In der Pfarrkirche von Weichselboden hat er gemeinsam mit seinem Sohn, einem Kunsttischler, das Heilige Grab gestaltet. Der beliebte Schnitzer von Wildalpen starb am 23. Dezember 1924, während des Zwölfuhrläutens, an einem Schlaganfall.

Wasser aus Wildalpen
Wasser aus Wildalpen

Wasser aus Wildalpen#

Der Bürgermeister wurde laut: "Suess, Sie sind ein Narr!" Man schrieb den Anfang der sechziger Jahre des 19. Jh. und der Geologe Suess hatte dem Wiener Bürgermeister gerade Pläne für ein 90 Kilometer langes Wasserleitungsnetz vor gelegt. Was zunächst wahnwitzig und absurd schien, wurde knapp 10 Jahre später, 1873, Wirklichkeit: die I. Wiener Hochquellenwasserleitung vom Rax/Schneeberggebiet nach Wien. Das Zeitalter der Bassena war eröffnet! Ab diesem Zeitpunkt trat keine Choleraepidemie mehr in Wien auf und die Typhusfälle gingen stark zurück. Doch die sog. "Gründerzeit" führte zu immer größerer Bautätigkeit, immer mehr Häuser waren nun mit Badezimmern und Spülklosetts versehen. Die Wassernot wurde trotz Vergrößerung der Speicher immer größer. Die Stadt Wien begann sich intensiv nach geeigneten Quellengebieten für eine neue Leitung umzusehen und die Wahl fiel schließlich auf die Salza, da sie gänzlich unberührt war und keine Industriebetriebe hier waren, die selbst Wasser benötigten. Am 18. August 1900, dem 70. Geburtstag des Kaisers, wurde der Grundstein gelegt und am 2. Dezember 1910 wurde erstmalig die gesamte Stadt Wien mit dem Quellenwasser der II. Kaiser-Franz-Josef-Hochquellenleitung versorgt. Das eigentliche Quellengebiet liegt am Nordfuß der Hochschwabgruppe am linken Salzaufer. Sechs Quellen speisen die Leitungen, wobei die Hauptleitung von Weichselboden bis Mauer bei Wien 170 Kilometer lang ist. Wildalpen wurde zum Sitz der örtlichen Betriebsleitung der Wiener Wasserwerke und Forstverwaltung der Stadt Wien. In der Gemeinde sind dadurch viele Arbeitsplätze gesichert. Wenn Wildalpen manchmal scherzhaft als der 24. Wiener Gemeindebezirk bezeichnet wird, so hat dies durchaus seine Berechtigung: ein ansehnlicher Teil der Bevölkerung ist bei den Wasserwerken und der Forstverwaltung der Stadt Wien angestellt.
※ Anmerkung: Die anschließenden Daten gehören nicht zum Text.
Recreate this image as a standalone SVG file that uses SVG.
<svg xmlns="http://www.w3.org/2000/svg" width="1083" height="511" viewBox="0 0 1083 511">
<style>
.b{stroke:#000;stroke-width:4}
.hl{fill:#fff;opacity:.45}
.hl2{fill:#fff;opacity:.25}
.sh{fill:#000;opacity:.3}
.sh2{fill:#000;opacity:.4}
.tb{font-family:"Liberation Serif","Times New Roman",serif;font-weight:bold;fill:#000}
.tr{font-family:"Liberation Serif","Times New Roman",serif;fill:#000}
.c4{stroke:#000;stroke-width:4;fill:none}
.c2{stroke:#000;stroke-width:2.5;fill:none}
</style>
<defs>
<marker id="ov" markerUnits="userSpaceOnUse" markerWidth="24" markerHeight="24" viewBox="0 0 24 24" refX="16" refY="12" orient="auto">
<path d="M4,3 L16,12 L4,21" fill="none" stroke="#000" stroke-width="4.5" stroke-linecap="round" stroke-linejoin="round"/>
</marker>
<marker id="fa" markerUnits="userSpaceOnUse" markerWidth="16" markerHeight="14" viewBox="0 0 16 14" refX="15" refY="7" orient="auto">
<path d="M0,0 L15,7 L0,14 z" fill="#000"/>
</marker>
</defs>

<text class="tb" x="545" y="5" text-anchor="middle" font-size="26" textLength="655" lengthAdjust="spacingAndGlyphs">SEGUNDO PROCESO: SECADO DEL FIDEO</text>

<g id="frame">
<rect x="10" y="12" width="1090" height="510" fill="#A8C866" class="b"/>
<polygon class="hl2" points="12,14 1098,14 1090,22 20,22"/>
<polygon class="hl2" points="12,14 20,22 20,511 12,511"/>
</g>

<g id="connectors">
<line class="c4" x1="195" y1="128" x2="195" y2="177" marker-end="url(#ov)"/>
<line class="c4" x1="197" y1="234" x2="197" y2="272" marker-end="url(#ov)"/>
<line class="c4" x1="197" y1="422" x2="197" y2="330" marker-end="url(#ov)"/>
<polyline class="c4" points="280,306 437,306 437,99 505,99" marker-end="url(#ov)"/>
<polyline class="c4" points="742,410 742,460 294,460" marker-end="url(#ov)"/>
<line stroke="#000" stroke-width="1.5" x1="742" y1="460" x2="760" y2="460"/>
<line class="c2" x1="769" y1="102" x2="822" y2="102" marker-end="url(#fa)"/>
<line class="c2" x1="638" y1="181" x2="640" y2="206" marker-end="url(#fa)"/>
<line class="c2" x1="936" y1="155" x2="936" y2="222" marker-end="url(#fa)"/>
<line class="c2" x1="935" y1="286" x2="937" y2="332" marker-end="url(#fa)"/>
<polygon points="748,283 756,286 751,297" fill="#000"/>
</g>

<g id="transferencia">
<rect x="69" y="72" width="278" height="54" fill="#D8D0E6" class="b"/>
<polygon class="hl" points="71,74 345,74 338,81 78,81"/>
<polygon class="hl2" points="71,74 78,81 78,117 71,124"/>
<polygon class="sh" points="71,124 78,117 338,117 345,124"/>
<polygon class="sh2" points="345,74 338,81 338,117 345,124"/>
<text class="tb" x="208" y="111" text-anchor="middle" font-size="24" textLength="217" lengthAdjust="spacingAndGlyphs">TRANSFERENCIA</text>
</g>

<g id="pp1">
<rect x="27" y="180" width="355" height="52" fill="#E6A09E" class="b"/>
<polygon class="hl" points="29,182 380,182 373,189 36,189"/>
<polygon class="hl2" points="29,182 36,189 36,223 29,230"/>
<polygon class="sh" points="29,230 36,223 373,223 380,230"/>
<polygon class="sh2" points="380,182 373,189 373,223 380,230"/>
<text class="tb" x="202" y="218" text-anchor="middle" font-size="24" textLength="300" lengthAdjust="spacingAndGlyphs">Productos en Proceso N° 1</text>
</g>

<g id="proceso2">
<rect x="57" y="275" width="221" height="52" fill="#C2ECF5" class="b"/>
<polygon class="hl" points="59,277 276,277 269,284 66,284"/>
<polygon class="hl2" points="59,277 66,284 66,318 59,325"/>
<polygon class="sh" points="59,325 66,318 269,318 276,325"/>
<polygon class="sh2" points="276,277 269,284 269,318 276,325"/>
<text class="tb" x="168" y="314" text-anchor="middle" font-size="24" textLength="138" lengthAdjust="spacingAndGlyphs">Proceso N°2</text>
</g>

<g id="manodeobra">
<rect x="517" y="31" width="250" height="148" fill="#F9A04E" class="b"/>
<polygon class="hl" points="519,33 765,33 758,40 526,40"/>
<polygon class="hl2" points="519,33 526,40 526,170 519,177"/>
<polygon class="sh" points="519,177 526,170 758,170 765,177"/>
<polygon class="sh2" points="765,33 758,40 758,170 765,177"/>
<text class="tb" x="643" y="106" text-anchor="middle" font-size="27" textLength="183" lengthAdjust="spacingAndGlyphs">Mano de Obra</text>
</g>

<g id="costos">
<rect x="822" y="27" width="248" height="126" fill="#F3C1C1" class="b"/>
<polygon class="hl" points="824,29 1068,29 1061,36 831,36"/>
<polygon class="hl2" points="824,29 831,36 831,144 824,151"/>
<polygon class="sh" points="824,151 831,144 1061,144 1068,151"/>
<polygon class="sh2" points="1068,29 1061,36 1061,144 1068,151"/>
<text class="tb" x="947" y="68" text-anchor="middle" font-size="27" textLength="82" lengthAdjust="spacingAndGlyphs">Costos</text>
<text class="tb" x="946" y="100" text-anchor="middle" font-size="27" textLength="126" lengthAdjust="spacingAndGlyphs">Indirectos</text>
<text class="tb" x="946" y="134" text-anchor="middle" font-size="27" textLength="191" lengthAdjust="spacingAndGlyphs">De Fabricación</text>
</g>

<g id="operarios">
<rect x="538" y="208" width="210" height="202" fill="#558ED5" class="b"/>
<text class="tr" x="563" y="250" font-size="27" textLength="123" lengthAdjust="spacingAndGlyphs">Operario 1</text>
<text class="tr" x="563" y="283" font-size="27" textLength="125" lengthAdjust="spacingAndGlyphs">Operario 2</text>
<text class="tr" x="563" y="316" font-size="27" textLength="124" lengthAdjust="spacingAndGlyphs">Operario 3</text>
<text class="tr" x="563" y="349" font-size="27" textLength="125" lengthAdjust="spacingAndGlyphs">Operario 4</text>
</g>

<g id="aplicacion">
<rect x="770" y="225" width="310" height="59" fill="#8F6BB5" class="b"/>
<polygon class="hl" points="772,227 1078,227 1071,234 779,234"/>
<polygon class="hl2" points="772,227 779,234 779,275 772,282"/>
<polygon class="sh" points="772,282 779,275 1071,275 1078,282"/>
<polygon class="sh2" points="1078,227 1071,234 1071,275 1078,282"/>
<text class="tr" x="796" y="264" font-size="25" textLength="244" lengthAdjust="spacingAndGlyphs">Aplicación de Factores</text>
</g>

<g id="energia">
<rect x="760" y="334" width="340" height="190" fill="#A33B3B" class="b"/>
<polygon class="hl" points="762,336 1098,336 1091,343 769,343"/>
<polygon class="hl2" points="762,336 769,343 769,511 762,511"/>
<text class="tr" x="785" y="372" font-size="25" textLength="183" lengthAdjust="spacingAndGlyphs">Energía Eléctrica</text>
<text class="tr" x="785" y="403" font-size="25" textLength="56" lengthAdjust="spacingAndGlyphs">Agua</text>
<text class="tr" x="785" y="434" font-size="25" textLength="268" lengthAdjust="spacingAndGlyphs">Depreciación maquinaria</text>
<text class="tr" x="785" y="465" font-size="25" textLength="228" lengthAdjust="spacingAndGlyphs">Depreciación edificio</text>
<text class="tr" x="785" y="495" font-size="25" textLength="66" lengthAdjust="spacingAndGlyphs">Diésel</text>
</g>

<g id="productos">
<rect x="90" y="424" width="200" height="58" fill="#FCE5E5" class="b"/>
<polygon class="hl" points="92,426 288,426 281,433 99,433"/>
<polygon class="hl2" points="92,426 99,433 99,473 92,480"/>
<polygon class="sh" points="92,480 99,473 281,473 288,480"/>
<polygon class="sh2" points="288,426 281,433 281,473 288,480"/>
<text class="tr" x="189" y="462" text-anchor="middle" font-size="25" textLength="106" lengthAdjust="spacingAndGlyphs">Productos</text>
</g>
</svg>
Von der Quelle in die Flasche#

Möglicherweise entsteht in Sachen "Wasser" gerade ein neuer großer Arbeitgeber in Wildalpen. Die "Wildalpen Wasserverwertungs GmbH" nahm im Juli 2002 den Betrieb auf und bietet in Flaschen abgefülltes qualitativ hochwertiges Quellwasser an. Die Seisensteinquelle, am Ortsrand von Wildalpen gelegen, liefert ausreichend Wasser von natürlicher Reinheit. Laut Qualitätszertifikat wird es allen Kriterien von reinem Quellwasser gerecht und enthält alle wichtigen Inhaltsstoffe, damit es auch als Wasser mit positiven Auswirkungen auf die Gesundheit bezeichnet werden kann.
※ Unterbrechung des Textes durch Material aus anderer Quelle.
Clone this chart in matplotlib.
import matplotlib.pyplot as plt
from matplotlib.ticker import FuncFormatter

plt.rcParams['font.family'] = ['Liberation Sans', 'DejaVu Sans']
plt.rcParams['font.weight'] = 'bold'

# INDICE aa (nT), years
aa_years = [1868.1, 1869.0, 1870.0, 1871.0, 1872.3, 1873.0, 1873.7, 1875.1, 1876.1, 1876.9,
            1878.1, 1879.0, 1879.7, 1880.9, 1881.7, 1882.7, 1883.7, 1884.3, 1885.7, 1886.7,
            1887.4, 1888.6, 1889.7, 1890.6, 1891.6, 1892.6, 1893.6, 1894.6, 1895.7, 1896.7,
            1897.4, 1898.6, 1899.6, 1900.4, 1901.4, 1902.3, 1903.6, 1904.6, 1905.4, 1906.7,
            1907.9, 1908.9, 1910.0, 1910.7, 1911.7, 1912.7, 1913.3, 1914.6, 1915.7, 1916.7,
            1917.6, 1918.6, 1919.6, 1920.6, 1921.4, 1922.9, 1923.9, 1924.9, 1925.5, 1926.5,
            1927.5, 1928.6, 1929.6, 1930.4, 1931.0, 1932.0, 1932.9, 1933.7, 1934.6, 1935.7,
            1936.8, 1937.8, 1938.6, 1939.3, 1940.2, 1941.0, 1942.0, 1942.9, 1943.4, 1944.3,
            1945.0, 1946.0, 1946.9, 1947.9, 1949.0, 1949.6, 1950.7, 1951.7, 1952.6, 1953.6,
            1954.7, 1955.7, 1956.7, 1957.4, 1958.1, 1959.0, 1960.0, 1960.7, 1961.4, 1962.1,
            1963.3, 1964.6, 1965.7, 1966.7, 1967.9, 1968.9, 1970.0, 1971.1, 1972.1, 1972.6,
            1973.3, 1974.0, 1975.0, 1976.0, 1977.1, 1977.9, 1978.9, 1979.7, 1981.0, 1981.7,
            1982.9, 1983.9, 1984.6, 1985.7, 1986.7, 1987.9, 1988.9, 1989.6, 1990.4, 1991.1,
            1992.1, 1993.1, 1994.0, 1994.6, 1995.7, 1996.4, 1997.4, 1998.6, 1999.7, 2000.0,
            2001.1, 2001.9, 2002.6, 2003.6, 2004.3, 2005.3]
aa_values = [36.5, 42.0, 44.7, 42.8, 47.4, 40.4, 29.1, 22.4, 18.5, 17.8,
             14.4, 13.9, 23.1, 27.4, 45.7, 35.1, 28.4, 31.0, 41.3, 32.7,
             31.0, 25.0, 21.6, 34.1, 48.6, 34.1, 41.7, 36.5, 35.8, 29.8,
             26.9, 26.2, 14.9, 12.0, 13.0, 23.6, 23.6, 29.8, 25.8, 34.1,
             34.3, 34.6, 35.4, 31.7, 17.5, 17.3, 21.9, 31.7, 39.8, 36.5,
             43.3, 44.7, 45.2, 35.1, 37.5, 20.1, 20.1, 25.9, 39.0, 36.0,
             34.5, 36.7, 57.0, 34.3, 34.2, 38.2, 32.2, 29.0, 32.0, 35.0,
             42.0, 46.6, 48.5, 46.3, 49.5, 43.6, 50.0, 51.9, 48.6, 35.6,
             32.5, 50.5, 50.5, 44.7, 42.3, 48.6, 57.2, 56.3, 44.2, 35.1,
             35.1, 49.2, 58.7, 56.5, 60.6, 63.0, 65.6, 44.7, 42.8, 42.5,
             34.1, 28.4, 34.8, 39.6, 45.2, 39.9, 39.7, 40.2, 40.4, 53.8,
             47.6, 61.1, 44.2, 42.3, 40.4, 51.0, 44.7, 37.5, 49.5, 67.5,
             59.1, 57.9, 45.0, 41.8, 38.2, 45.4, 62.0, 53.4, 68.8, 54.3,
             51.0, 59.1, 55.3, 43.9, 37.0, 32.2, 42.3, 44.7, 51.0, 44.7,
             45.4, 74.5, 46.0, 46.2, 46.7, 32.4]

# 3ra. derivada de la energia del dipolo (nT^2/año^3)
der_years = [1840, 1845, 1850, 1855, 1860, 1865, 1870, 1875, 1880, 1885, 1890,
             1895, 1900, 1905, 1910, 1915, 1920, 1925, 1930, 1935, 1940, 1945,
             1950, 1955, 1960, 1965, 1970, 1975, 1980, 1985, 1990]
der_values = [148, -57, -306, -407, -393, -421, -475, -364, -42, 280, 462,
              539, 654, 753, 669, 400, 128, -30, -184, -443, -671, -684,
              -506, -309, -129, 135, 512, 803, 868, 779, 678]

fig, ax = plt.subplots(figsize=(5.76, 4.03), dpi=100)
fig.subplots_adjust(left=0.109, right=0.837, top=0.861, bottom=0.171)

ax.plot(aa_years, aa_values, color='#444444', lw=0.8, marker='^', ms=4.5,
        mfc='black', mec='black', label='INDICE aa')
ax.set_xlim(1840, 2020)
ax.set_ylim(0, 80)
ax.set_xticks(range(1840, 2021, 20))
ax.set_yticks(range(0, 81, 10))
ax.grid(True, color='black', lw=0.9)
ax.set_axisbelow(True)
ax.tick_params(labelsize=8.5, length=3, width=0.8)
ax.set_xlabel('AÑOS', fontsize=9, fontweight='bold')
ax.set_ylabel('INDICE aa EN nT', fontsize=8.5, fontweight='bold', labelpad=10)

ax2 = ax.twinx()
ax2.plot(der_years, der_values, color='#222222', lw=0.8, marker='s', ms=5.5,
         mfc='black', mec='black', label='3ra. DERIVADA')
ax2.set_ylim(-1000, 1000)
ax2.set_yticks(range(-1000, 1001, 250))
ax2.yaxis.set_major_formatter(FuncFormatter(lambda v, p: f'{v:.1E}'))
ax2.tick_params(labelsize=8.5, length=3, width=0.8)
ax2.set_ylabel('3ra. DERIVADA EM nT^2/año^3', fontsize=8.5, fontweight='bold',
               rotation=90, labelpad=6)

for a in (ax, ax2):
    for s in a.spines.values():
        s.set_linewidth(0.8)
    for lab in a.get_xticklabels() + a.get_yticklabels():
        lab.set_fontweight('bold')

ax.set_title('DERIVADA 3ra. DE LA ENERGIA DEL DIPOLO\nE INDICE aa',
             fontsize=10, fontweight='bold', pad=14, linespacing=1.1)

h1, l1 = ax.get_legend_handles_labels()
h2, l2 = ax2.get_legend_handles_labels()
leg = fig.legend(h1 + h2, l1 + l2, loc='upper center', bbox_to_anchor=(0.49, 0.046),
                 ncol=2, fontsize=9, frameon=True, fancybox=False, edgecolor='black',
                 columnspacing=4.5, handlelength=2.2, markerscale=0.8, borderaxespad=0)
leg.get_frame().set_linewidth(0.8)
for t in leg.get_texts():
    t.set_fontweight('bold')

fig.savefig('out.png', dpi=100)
Die Quelle liefert pro Jahr ca. 1,2 Millionen Liter Wasser. Damit es nicht zu einem Ausverkauf des Wassers kommt, hat der Betreiber sich selbst Grenzen auferlegt. Maximal sollen 650.000 Liter pro Jahr entnommen werden. Eine moderne und leistungsstarke Anlage füllt nun das Quellwasser in drei verschiedenen Flaschengrößen ab. Neben dem österreichischen Markt bieten sich im gesamten EU-Raum gute Absatzchancen an. Ziel des Unternehmens ist es natürlich, auch außerhalb Europas Märkte aufzubauen. Interesse wird aus Japan, den USA, Dubai und den Oststaaten signalisiert.